Bem por aí mesmo. Só não acho que exista realmente um hiato conflituoso entre ciência e sociedade. Se é fato que a sociedade toma os resultados das ciências positivas pelos seus efeitos técnicos mais materiais e do ponto de vista mais grosseiro, até animalesco, a ciência não está separada desse processo. O processo de alienação mental e espiritual das pessoas e da sociedade como um todo com relação ao entendimento do lugar próprio da ciência em si, na sua mente e no próprio usufruto de seus resultados tem muita responsabilidade da própria ciência, tanto pelo divórcio que esta realiza com relação à sociedade (aquela maldita dicotomia entre senso comum e saber científico) quanto pela sua auto-referencialidade moderna, onde muito da sua 'autonomia' nada mais é que um longo processo de auto-gnosticização, de sua transformação em um tipo de saber esotérico, transmitido apenas a iniciados, cada vez mais intelectualizado e distante da apreensão pela maioria dos mortais, ficando cada vez mais e mais dotada de um caráter místico e proibitivo.
A física moderna parece apenas acentuar esse aspecto. Nada explica. A tudo quantifica, mensura, disseca, mas nada explica, sintetiza. O reino da análise sobre o da síntese, nada mais é que um anti-conhecimento, muitas vezes, pois prefere a parte ao todo, se deleita na observação cada vez mais apurada, analítica, dos elementos cada vez menores e cada vez mais ininteligíveis e tem uma incapacidade invencível de coordenar essas montanhas de dados e de fluidos interpretativos em uma teoria unificada do cosmo. Acentua-se o divórcio entre ciência e filosofia, joga-se a sabedoria para escanteio e se privilegia o saber periférico, compartimentalizado, parcial, detalhista, que nada explica, parece ser realizado com o intuito puramente técnico, prático.

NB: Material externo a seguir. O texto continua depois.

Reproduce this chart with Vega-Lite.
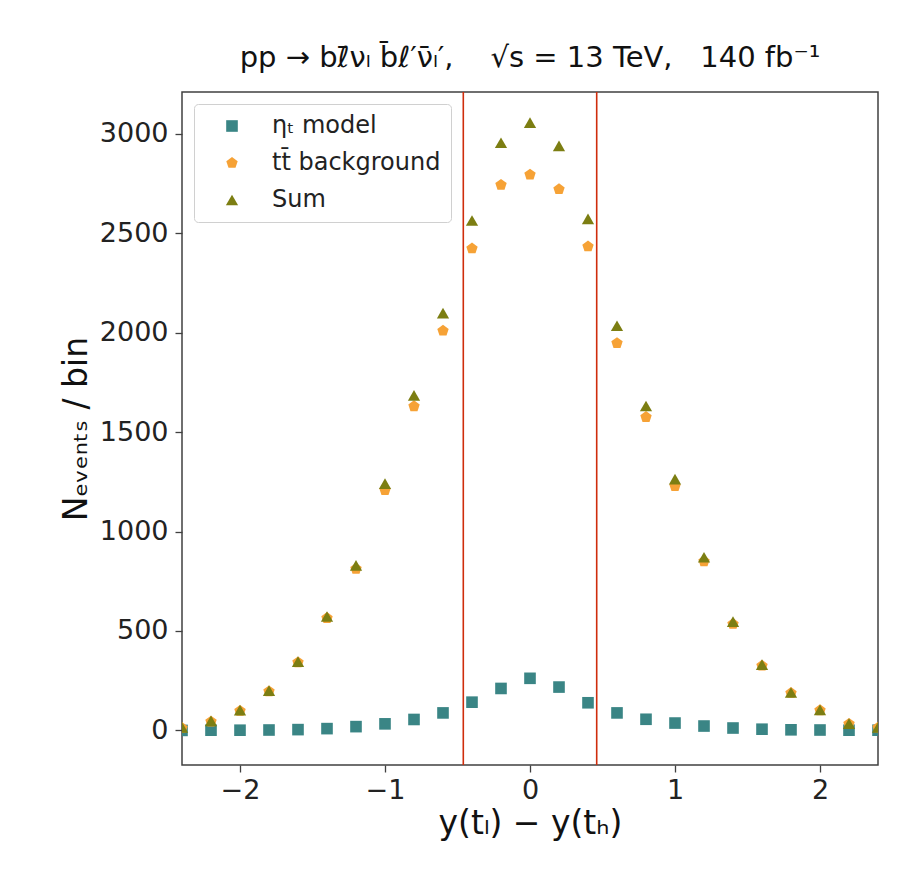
{
  "$schema": "https://vega.github.io/schema/vega-lite/v6.json",
  "width": 696,
  "height": 673,
  "autosize": {"type": "none"},
  "padding": {"left": 182, "top": 92, "right": 45, "bottom": 112},
  "background": "#ffffff",
  "title": {
    "text": "pp → bℓ̄νₗ b̄ℓ′ν̄ₗ′,\u00a0\u00a0\u00a0\u00a0√s = 13 TeV,\u00a0\u00a0\u00a0140 fb⁻¹",
    "font": "DejaVu Sans",
    "fontSize": 29,
    "fontWeight": "normal",
    "color": "#111111",
    "anchor": "middle",
    "offset": 18
  },
  "config": {
    "view": {"stroke": "#404040", "strokeWidth": 1.5},
    "axis": {
      "domain": false,
      "grid": false,
      "labelFont": "DejaVu Sans",
      "labelFontSize": 27,
      "labelColor": "#222222",
      "titleFont": "DejaVu Sans",
      "titleFontSize": 33,
      "titleFontWeight": "normal",
      "titleColor": "#111111",
      "tickColor": "#404040",
      "tickSize": 7,
      "tickWidth": 1.3
    }
  },
  "datasets": {
    "points": [
      {"x": -2.4, "series": "ηₜ model", "n": 0},
      {"x": -2.2, "series": "ηₜ model", "n": 1},
      {"x": -2.0, "series": "ηₜ model", "n": 1},
      {"x": -1.8, "series": "ηₜ model", "n": 2},
      {"x": -1.6, "series": "ηₜ model", "n": 4},
      {"x": -1.4, "series": "ηₜ model", "n": 9},
      {"x": -1.2, "series": "ηₜ model", "n": 19},
      {"x": -1.0, "series": "ηₜ model", "n": 33},
      {"x": -0.8, "series": "ηₜ model", "n": 55},
      {"x": -0.6, "series": "ηₜ model", "n": 88},
      {"x": -0.4, "series": "ηₜ model", "n": 142},
      {"x": -0.2, "series": "ηₜ model", "n": 211},
      {"x": 0.0, "series": "ηₜ model", "n": 262},
      {"x": 0.2, "series": "ηₜ model", "n": 218},
      {"x": 0.4, "series": "ηₜ model", "n": 139},
      {"x": 0.6, "series": "ηₜ model", "n": 88},
      {"x": 0.8, "series": "ηₜ model", "n": 56},
      {"x": 1.0, "series": "ηₜ model", "n": 37},
      {"x": 1.2, "series": "ηₜ model", "n": 22},
      {"x": 1.4, "series": "ηₜ model", "n": 12},
      {"x": 1.6, "series": "ηₜ model", "n": 6},
      {"x": 1.8, "series": "ηₜ model", "n": 3},
      {"x": 2.0, "series": "ηₜ model", "n": 2},
      {"x": 2.2, "series": "ηₜ model", "n": 1},
      {"x": 2.4, "series": "ηₜ model", "n": 1},
      {"x": -2.4, "series": "tt̄ background", "n": 12},
      {"x": -2.2, "series": "tt̄ background", "n": 44},
      {"x": -2.0, "series": "tt̄ background", "n": 98},
      {"x": -1.8, "series": "tt̄ background", "n": 196},
      {"x": -1.6, "series": "tt̄ background", "n": 342},
      {"x": -1.4, "series": "tt̄ background", "n": 565},
      {"x": -1.2, "series": "tt̄ background", "n": 812},
      {"x": -1.0, "series": "tt̄ background", "n": 1208},
      {"x": -0.8, "series": "tt̄ background", "n": 1630},
      {"x": -0.6, "series": "tt̄ background", "n": 2010},
      {"x": -0.4, "series": "tt̄ background", "n": 2424},
      {"x": -0.2, "series": "tt̄ background", "n": 2744},
      {"x": 0.0, "series": "tt̄ background", "n": 2795},
      {"x": 0.2, "series": "tt̄ background", "n": 2722},
      {"x": 0.4, "series": "tt̄ background", "n": 2434},
      {"x": 0.6, "series": "tt̄ background", "n": 1948},
      {"x": 0.8, "series": "tt̄ background", "n": 1576},
      {"x": 1.0, "series": "tt̄ background", "n": 1228},
      {"x": 1.2, "series": "tt̄ background", "n": 850},
      {"x": 1.4, "series": "tt̄ background", "n": 535},
      {"x": 1.6, "series": "tt̄ background", "n": 325},
      {"x": 1.8, "series": "tt̄ background", "n": 188},
      {"x": 2.0, "series": "tt̄ background", "n": 101},
      {"x": 2.2, "series": "tt̄ background", "n": 33},
      {"x": 2.4, "series": "tt̄ background", "n": 14},
      {"x": -2.4, "series": "Sum", "n": 15},
      {"x": -2.2, "series": "Sum", "n": 48},
      {"x": -2.0, "series": "Sum", "n": 102},
      {"x": -1.8, "series": "Sum", "n": 200},
      {"x": -1.6, "series": "Sum", "n": 346},
      {"x": -1.4, "series": "Sum", "n": 573},
      {"x": -1.2, "series": "Sum", "n": 830},
      {"x": -1.0, "series": "Sum", "n": 1241},
      {"x": -0.8, "series": "Sum", "n": 1685},
      {"x": -0.6, "series": "Sum", "n": 2099},
      {"x": -0.4, "series": "Sum", "n": 2565},
      {"x": -0.2, "series": "Sum", "n": 2956},
      {"x": 0.0, "series": "Sum", "n": 3057},
      {"x": 0.2, "series": "Sum", "n": 2940},
      {"x": 0.4, "series": "Sum", "n": 2573},
      {"x": 0.6, "series": "Sum", "n": 2035},
      {"x": 0.8, "series": "Sum", "n": 1632},
      {"x": 1.0, "series": "Sum", "n": 1264},
      {"x": 1.2, "series": "Sum", "n": 871},
      {"x": 1.4, "series": "Sum", "n": 547},
      {"x": 1.6, "series": "Sum", "n": 331},
      {"x": 1.8, "series": "Sum", "n": 191},
      {"x": 2.0, "series": "Sum", "n": 103},
      {"x": 2.2, "series": "Sum", "n": 34},
      {"x": 2.4, "series": "Sum", "n": 15}
    ],
    "cuts": [{"x": -0.46}, {"x": 0.46}]
  },
  "layer": [
    {
      "data": {"name": "cuts"},
      "mark": {"type": "rule", "color": "#cf2d0c", "strokeWidth": 1.6},
      "encoding": {
        "x": {"field": "x", "type": "quantitative", "scale": {"domain": [-2.4, 2.4], "nice": false, "zero": false}}
      }
    },
    {
      "data": {"name": "points"},
      "mark": {"type": "point", "filled": true, "opacity": 1, "clip": true},
      "encoding": {
        "x": {
          "field": "x", "type": "quantitative",
          "scale": {"domain": [-2.4, 2.4], "nice": false, "zero": false},
          "axis": {"values": [-2, -1, 0, 1, 2], "format": "d", "title": "y(tₗ) − y(tₕ)", "labelPadding": 5, "titlePadding": 4}
        },
        "y": {
          "field": "n", "type": "quantitative",
          "scale": {"domain": [-174, 3211], "nice": false, "zero": false},
          "axis": {"values": [0, 500, 1000, 1500, 2000, 2500, 3000], "format": "d", "title": "Nₑᵥₑₙₜₛ / bin", "labelPadding": 7, "titlePadding": 6}
        },
        "color": {
          "field": "series", "type": "nominal",
          "scale": {"domain": ["ηₜ model", "tt̄ background", "Sum"], "range": ["#3a8585", "#f6a236", "#7c7e12"]},
          "legend": {
            "title": null,
            "orient": "top-left",
            "offset": 12,
            "padding": 10,
            "symbolOffset": 16,
            "labelOffset": 28,
            "labelFont": "DejaVu Sans",
            "labelFontSize": 24,
            "labelLimit": 400,
            "labelColor": "#222222",
            "rowPadding": 13,
            "symbolSize": 70,
            "strokeColor": "#d0d0d0",
            "fillColor": "#ffffff",
            "cornerRadius": 4
          }
        },
        "shape": {
          "field": "series", "type": "nominal",
          "scale": {"domain": ["ηₜ model", "tt̄ background", "Sum"], "range": ["square", "M0,-1L0.951,-0.309L0.588,0.809L-0.588,0.809L-0.951,-0.309Z", "triangle-up"]},
          "legend": null
        },
        "size": {
          "field": "series", "type": "nominal",
          "scale": {"domain": ["ηₜ model", "tt̄ background", "Sum"], "range": [135, 150, 125]},
          "legend": null
        }
      }
    }
  ]
}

A questão é que não existe método científico. Os cientistas se utilizam de qualquer ferramenta à mão para provarem suas teorias (esse é exatamente o ponto de Feyerabend que eu citei).
Isso é verdade. Pode ser uma teoria cosmológica que fundamente um método ou uma tradição metodológica mas no geral, em função da praticidade, o melhor é mais comum é que se prefira uma multiplicidade de métodos que se possa chegar ao que se interpreta como verdade, ou como um centro de probabilidades mais altas para se validar 'algo'.